Of course the instant anyone speaks of ending the wars -- we are in three for certain and apparently contemplating a fourth in Syria, and a fifth in Yemen -- the cry of ISOLATIONISM goes up. I don't know what isolationism means. The United States could have intervened decisively in some Middle East situations -- if we had devoted anything like the resources poured into Iraq into Lebanon that once prosperous nation might well have been stabilized into a viable ally -- but in general we are not politically capable of acting decisively when that action is in the US interest. There appears to be a strong political faction that just plain can't stand the notion of using US forces to protect US interests, and we can spend the blood of the Legions only if we can prove that we don't get anything out of it. That is one of the factions that cries Isolationism! when we try to bring the Legions home and invest in domestic or at least hemispheric developments.
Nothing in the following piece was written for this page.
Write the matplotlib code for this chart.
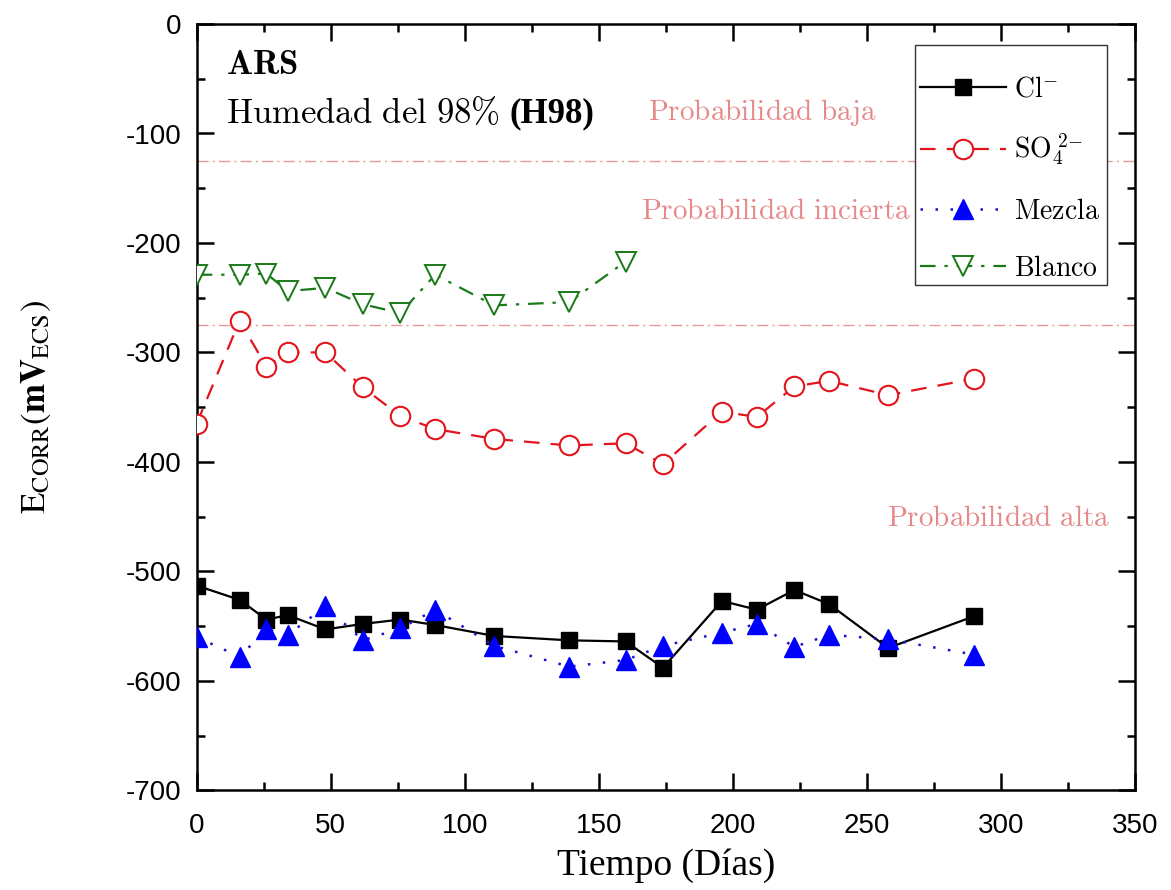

I said most of this as we were contemplating the expansion of the war into Libya. That was months ago.What was said then still applies. There is a limit to what the United States can do, and as we cut the Navy budget that becomes less. The US is broke. It is time to act decisively where we can be decisive, and cut our losses and come home where we cannot. In Afghanistan we have the added merit of having accomplished the goal of killing bin Laden.
Declare victory. Bring the troops home. Let someone else follow Alexander the Great into the graveyard of empires. We have a lot to do at home. We are better at being the United States than we are at pacifying the Middle East.